— PROMPT —
Leaving out all images, write out the records that follow exactly.

--- ENTRIES ---

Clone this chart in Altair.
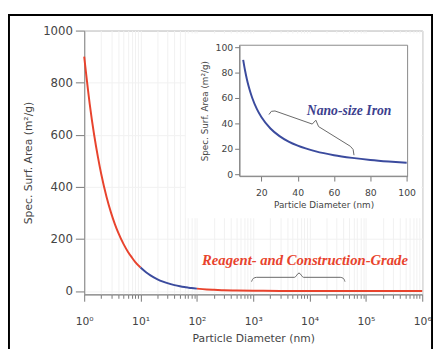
import altair as alt
import pandas as pd

# ---------------- data ----------------
# main curve (log x): three coloured pieces
red1_d = [1, 1.25, 1.5, 1.75, 2, 2.5, 3, 3.5, 4, 5, 6, 7, 8, 10]
red1_sa = [900, 720, 600, 515, 450, 360, 300, 257, 225, 180, 150, 129, 112, 90]
blue_d = [10, 12.5, 15, 20, 25, 30, 40, 50, 60, 70, 80, 100]
blue_sa = [90, 72, 60, 45, 36, 30, 22.5, 18, 15, 12.9, 11.2, 9]
red2_d = [100, 150, 200, 300, 500, 1000, 3000, 10000, 100000, 1000000]
red2_sa = [9, 6, 4.5, 3, 1.8, 0.9, 0.3, 0.09, 0.009, 0.0009]

# inset curve (linear x)
inset_d = [10, 11, 12, 13, 14, 15, 17.5, 20, 25, 30, 35, 40, 50, 60, 70, 80, 90, 100]
inset_sa = [90, 81.8, 75, 69.2, 64.3, 60, 51.4, 45, 36, 30, 25.7, 22.5, 18, 15, 12.9, 11.25, 10, 9]

# annotation braces (data coordinates)
brace_main_d = [934, 1000, 1150, 5400, 6500, 7800, 35000, 40000, 42500]
brace_main_sa = [36, 48, 52.5, 52.5, 69, 52.5, 52.5, 48, 36]
brace_in_d = [24.2, 25.5, 27.5, 48, 50, 51.5, 69, 70.5, 71]
brace_in_sa = [47, 49.5, 49.8, 39.5, 42.5, 37.5, 22, 19.5, 15]

main_label = "Reagent- and Construction-Grade"
inset_label = "Nano-size Iron"

y_ticks = [0, 200, 400, 600, 800, 1000]
x_minor = [m * 10 ** k for k in range(6) for m in range(1, 10)] + [10 ** 6]
inset_x_ticks = [20, 40, 60, 80, 100]
inset_y_ticks = [0, 20, 40, 60, 80, 100]

RED = "#e8432d"
BLUE = "#3b4b9e"
NAVY = "#3c3f8e"
AX = "#888888"
GRID = "#f1f1f1"

# ---------------- tables ----------------
rows = []
for seg, ds, vs in [("a", red1_d, red1_sa), ("b", blue_d, blue_sa), ("c", red2_d, red2_sa)]:
    for d, v in zip(ds, vs):
        rows.append({"d": d, "sa": v, "seg": seg})
main_df = pd.DataFrame(rows)
inset_df = pd.DataFrame({"d": inset_d, "sa": inset_sa})
brace_main_df = pd.DataFrame({"d": brace_main_d, "sa": brace_main_sa, "i": list(range(len(brace_main_d)))})
brace_in_df = pd.DataFrame({"d": brace_in_d, "sa": brace_in_sa, "i": list(range(len(brace_in_d)))})
main_text_df = pd.DataFrame({"d": [8300], "sa": [100], "t": [main_label]})
inset_text_df = pd.DataFrame({"d": [68.3], "sa": [47], "t": [inset_label]})
one = pd.DataFrame({"k": [0]})

dec = "abs(log(datum.value)/LN10 - round(log(datum.value)/LN10)) < 0.01"
sup = "['\u2070','\u00b9','\u00b2','\u00b3','\u2074','\u2075','\u2076']"

x_main = alt.X(
    "d:Q",
    scale=alt.Scale(type="log", domain=[1, 1000000], nice=False),
    axis=alt.Axis(
        values=x_minor,
        title="Particle Diameter (nm)",
        labelExpr=f"{dec} ? '10' + {sup}[round(log(datum.value)/LN10)] : ''",
        labelOverlap=False,
        labelFlush=False,
        tickSize={"condition": {"test": dec, "value": 7}, "value": 4},
        labelPadding=15,
        labelFontSize=11,
        titleFontSize=11,
        titlePadding=6,
        grid=True,
        gridColor=GRID,
        zindex=0,
    ),
)
y_main = alt.Y(
    "sa:Q",
    scale=alt.Scale(domain=[-13, 1000], nice=False, zero=False),
    axis=alt.Axis(
        values=y_ticks,
        format="d",
        title="Spec. Surf. Area (m\u00b2/g)",
        tickSize=9,
        labelPadding=3,
        labelFontSize=12,
        titleFontSize=11,
        titlePadding=9,
        grid=True,
        gridColor=GRID,
        zindex=0,
    ),
)

curve = alt.Chart(main_df).mark_line(strokeWidth=2, interpolate="monotone").encode(
    x=x_main,
    y=y_main,
    color=alt.Color("seg:N", scale=alt.Scale(domain=["a", "b", "c"], range=[RED, BLUE, RED]), legend=None),
)
brace_main = alt.Chart(brace_main_df).mark_line(color="#666666", strokeWidth=1, interpolate="monotone").encode(
    x=x_main, y=y_main, order="i:Q"
)
text_main = alt.Chart(main_text_df).mark_text(
    font="Liberation Serif", fontStyle="italic", fontWeight="bold", fontSize=15,
    color=RED, align="center", baseline="alphabetic",
).encode(x=x_main, y=y_main, text="t:N")

main_layer = alt.layer(curve, brace_main, text_main)

# ---------------- inset ----------------
x_in = alt.X(
    "d:Q",
    scale=alt.Scale(domain=[8, 100.5], range=[159, 331], nice=False, zero=False),
    axis=alt.Axis(
        orient="bottom", offset=-121, values=inset_x_ticks, title="Particle Diameter (nm)",
        tickSize=5, labelPadding=7, labelFontSize=9.5, titleFontSize=9, titlePadding=4,
        labelFlush=False, grid=False, zindex=1,
    ),
)
y_in = alt.Y(
    "sa:Q",
    scale=alt.Scale(domain=[-1.5, 101.5], range=[149, 15], nice=False, zero=False),
    axis=alt.Axis(
        orient="left", offset=-159, values=inset_y_ticks, title="Spec. Surf. Area (m\u00b2/g)",
        tickSize=5, labelPadding=2, labelFontSize=9.5, titleFontSize=9, titlePadding=6,
        labelFlush=False, grid=False, zindex=1,
    ),
)

white_box = alt.Chart(one).mark_rect(fill="white").encode(
    x=alt.value(104), x2=alt.value(345), y=alt.value(3), y2=alt.value(192)
)
inset_frame = alt.Chart(one).mark_rect(fillOpacity=0, stroke=AX, strokeWidth=1).encode(
    x=alt.value(159), x2=alt.value(331), y=alt.value(15), y2=alt.value(149)
)
inset_curve = alt.Chart(inset_df).mark_line(color=BLUE, strokeWidth=2, interpolate="monotone").encode(
    x=x_in, y=y_in
)
brace_in = alt.Chart(brace_in_df).mark_line(color="#666666", strokeWidth=1).encode(
    x=x_in, y=y_in, order="i:Q"
)
text_in = alt.Chart(inset_text_df).mark_text(
    font="Liberation Serif", fontStyle="italic", fontWeight="bold", fontSize=14,
    color=NAVY, align="center", baseline="alphabetic",
).encode(x=x_in, y=y_in, text="t:N")

inset_layer = alt.layer(white_box, inset_frame, inset_curve, brace_in, text_in)

frame = alt.Chart(one).mark_rect(fillOpacity=0, stroke="black", strokeWidth=2).encode(
    x=alt.value(-77), x2=alt.value(356), y=alt.value(-16), y2=alt.value(330)
)

chart = (
    alt.layer(frame, main_layer, inset_layer)
    .resolve_scale(x="independent", y="independent")
    .properties(width=346, height=270, padding={"left": 0, "top": 2, "right": 0, "bottom": 0})
    .configure_view(stroke=AX, strokeWidth=1)
    .configure_axis(
        labelFont="DejaVu Sans", titleFont="DejaVu Sans", titleFontWeight="normal",
        labelColor="#444444", titleColor="#444444", domainColor=AX, tickColor="#777777",
    )
)

chart.save("out.html", embed_options={"renderer": "svg", "actions": False})
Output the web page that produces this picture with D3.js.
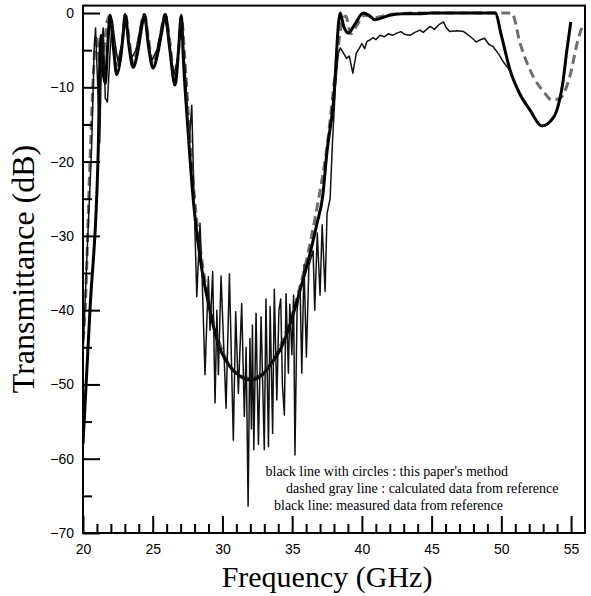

---

— REPLY —
Clone this chart in Altair.
import altair as alt
import pandas as pd

# ---------------- data ----------------
# main curve (log x): three coloured pieces
red1_d = [1, 1.25, 1.5, 1.75, 2, 2.5, 3, 3.5, 4, 5, 6, 7, 8, 10]
red1_sa = [900, 720, 600, 515, 450, 360, 300, 257, 225, 180, 150, 129, 112, 90]
blue_d = [10, 12.5, 15, 20, 25, 30, 40, 50, 60, 70, 80, 100]
blue_sa = [90, 72, 60, 45, 36, 30, 22.5, 18, 15, 12.9, 11.2, 9]
red2_d = [100, 150, 200, 300, 500, 1000, 3000, 10000, 100000, 1000000]
red2_sa = [9, 6, 4.5, 3, 1.8, 0.9, 0.3, 0.09, 0.009, 0.0009]

# inset curve (linear x)
inset_d = [10, 11, 12, 13, 14, 15, 17.5, 20, 25, 30, 35, 40, 50, 60, 70, 80, 90, 100]
inset_sa = [90, 81.8, 75, 69.2, 64.3, 60, 51.4, 45, 36, 30, 25.7, 22.5, 18, 15, 12.9, 11.25, 10, 9]

# annotation braces (data coordinates)
brace_main_d = [934, 1000, 1150, 5400, 6500, 7800, 35000, 40000, 42500]
brace_main_sa = [36, 48, 52.5, 52.5, 69, 52.5, 52.5, 48, 36]
brace_in_d = [24.2, 25.5, 27.5, 48, 50, 51.5, 69, 70.5, 71]
brace_in_sa = [47, 49.5, 49.8, 39.5, 42.5, 37.5, 22, 19.5, 15]

main_label = "Reagent- and Construction-Grade"
inset_label = "Nano-size Iron"

y_ticks = [0, 200, 400, 600, 800, 1000]
x_minor = [m * 10 ** k for k in range(6) for m in range(1, 10)] + [10 ** 6]
inset_x_ticks = [20, 40, 60, 80, 100]
inset_y_ticks = [0, 20, 40, 60, 80, 100]

RED = "#e8432d"
BLUE = "#3b4b9e"
NAVY = "#3c3f8e"
AX = "#888888"
GRID = "#f1f1f1"

# ---------------- tables ----------------
rows = []
for seg, ds, vs in [("a", red1_d, red1_sa), ("b", blue_d, blue_sa), ("c", red2_d, red2_sa)]:
    for d, v in zip(ds, vs):
        rows.append({"d": d, "sa": v, "seg": seg})
main_df = pd.DataFrame(rows)
inset_df = pd.DataFrame({"d": inset_d, "sa": inset_sa})
brace_main_df = pd.DataFrame({"d": brace_main_d, "sa": brace_main_sa, "i": list(range(len(brace_main_d)))})
brace_in_df = pd.DataFrame({"d": brace_in_d, "sa": brace_in_sa, "i": list(range(len(brace_in_d)))})
main_text_df = pd.DataFrame({"d": [8300], "sa": [100], "t": [main_label]})
inset_text_df = pd.DataFrame({"d": [68.3], "sa": [47], "t": [inset_label]})
one = pd.DataFrame({"k": [0]})

dec = "abs(log(datum.value)/LN10 - round(log(datum.value)/LN10)) < 0.01"
sup = "['\u2070','\u00b9','\u00b2','\u00b3','\u2074','\u2075','\u2076']"

x_main = alt.X(
    "d:Q",
    scale=alt.Scale(type="log", domain=[1, 1000000], nice=False),
    axis=alt.Axis(
        values=x_minor,
        title="Particle Diameter (nm)",
        labelExpr=f"{dec} ? '10' + {sup}[round(log(datum.value)/LN10)] : ''",
        labelOverlap=False,
        labelFlush=False,
        tickSize={"condition": {"test": dec, "value": 7}, "value": 4},
        labelPadding=15,
        labelFontSize=11,
        titleFontSize=11,
        titlePadding=6,
        grid=True,
        gridColor=GRID,
        zindex=0,
    ),
)
y_main = alt.Y(
    "sa:Q",
    scale=alt.Scale(domain=[-13, 1000], nice=False, zero=False),
    axis=alt.Axis(
        values=y_ticks,
        format="d",
        title="Spec. Surf. Area (m\u00b2/g)",
        tickSize=9,
        labelPadding=3,
        labelFontSize=12,
        titleFontSize=11,
        titlePadding=9,
        grid=True,
        gridColor=GRID,
        zindex=0,
    ),
)

curve = alt.Chart(main_df).mark_line(strokeWidth=2, interpolate="monotone").encode(
    x=x_main,
    y=y_main,
    color=alt.Color("seg:N", scale=alt.Scale(domain=["a", "b", "c"], range=[RED, BLUE, RED]), legend=None),
)
brace_main = alt.Chart(brace_main_df).mark_line(color="#666666", strokeWidth=1, interpolate="monotone").encode(
    x=x_main, y=y_main, order="i:Q"
)
text_main = alt.Chart(main_text_df).mark_text(
    font="Liberation Serif", fontStyle="italic", fontWeight="bold", fontSize=15,
    color=RED, align="center", baseline="alphabetic",
).encode(x=x_main, y=y_main, text="t:N")

main_layer = alt.layer(curve, brace_main, text_main)

# ---------------- inset ----------------
x_in = alt.X(
    "d:Q",
    scale=alt.Scale(domain=[8, 100.5], range=[159, 331], nice=False, zero=False),
    axis=alt.Axis(
        orient="bottom", offset=-121, values=inset_x_ticks, title="Particle Diameter (nm)",
        tickSize=5, labelPadding=7, labelFontSize=9.5, titleFontSize=9, titlePadding=4,
        labelFlush=False, grid=False, zindex=1,
    ),
)
y_in = alt.Y(
    "sa:Q",
    scale=alt.Scale(domain=[-1.5, 101.5], range=[149, 15], nice=False, zero=False),
    axis=alt.Axis(
        orient="left", offset=-159, values=inset_y_ticks, title="Spec. Surf. Area (m\u00b2/g)",
        tickSize=5, labelPadding=2, labelFontSize=9.5, titleFontSize=9, titlePadding=6,
        labelFlush=False, grid=False, zindex=1,
    ),
)

white_box = alt.Chart(one).mark_rect(fill="white").encode(
    x=alt.value(104), x2=alt.value(345), y=alt.value(3), y2=alt.value(192)
)
inset_frame = alt.Chart(one).mark_rect(fillOpacity=0, stroke=AX, strokeWidth=1).encode(
    x=alt.value(159), x2=alt.value(331), y=alt.value(15), y2=alt.value(149)
)
inset_curve = alt.Chart(inset_df).mark_line(color=BLUE, strokeWidth=2, interpolate="monotone").encode(
    x=x_in, y=y_in
)
brace_in = alt.Chart(brace_in_df).mark_line(color="#666666", strokeWidth=1).encode(
    x=x_in, y=y_in, order="i:Q"
)
text_in = alt.Chart(inset_text_df).mark_text(
    font="Liberation Serif", fontStyle="italic", fontWeight="bold", fontSize=14,
    color=NAVY, align="center", baseline="alphabetic",
).encode(x=x_in, y=y_in, text="t:N")

inset_layer = alt.layer(white_box, inset_frame, inset_curve, brace_in, text_in)

frame = alt.Chart(one).mark_rect(fillOpacity=0, stroke="black", strokeWidth=2).encode(
    x=alt.value(-77), x2=alt.value(356), y=alt.value(-16), y2=alt.value(330)
)

chart = (
    alt.layer(frame, main_layer, inset_layer)
    .resolve_scale(x="independent", y="independent")
    .properties(width=346, height=270, padding={"left": 0, "top": 2, "right": 0, "bottom": 0})
    .configure_view(stroke=AX, strokeWidth=1)
    .configure_axis(
        labelFont="DejaVu Sans", titleFont="DejaVu Sans", titleFontWeight="normal",
        labelColor="#444444", titleColor="#444444", domainColor=AX, tickColor="#777777",
    )
)

chart.save("out.html", embed_options={"renderer": "svg", "actions": False})
Output the web page that produces this picture with D3.js.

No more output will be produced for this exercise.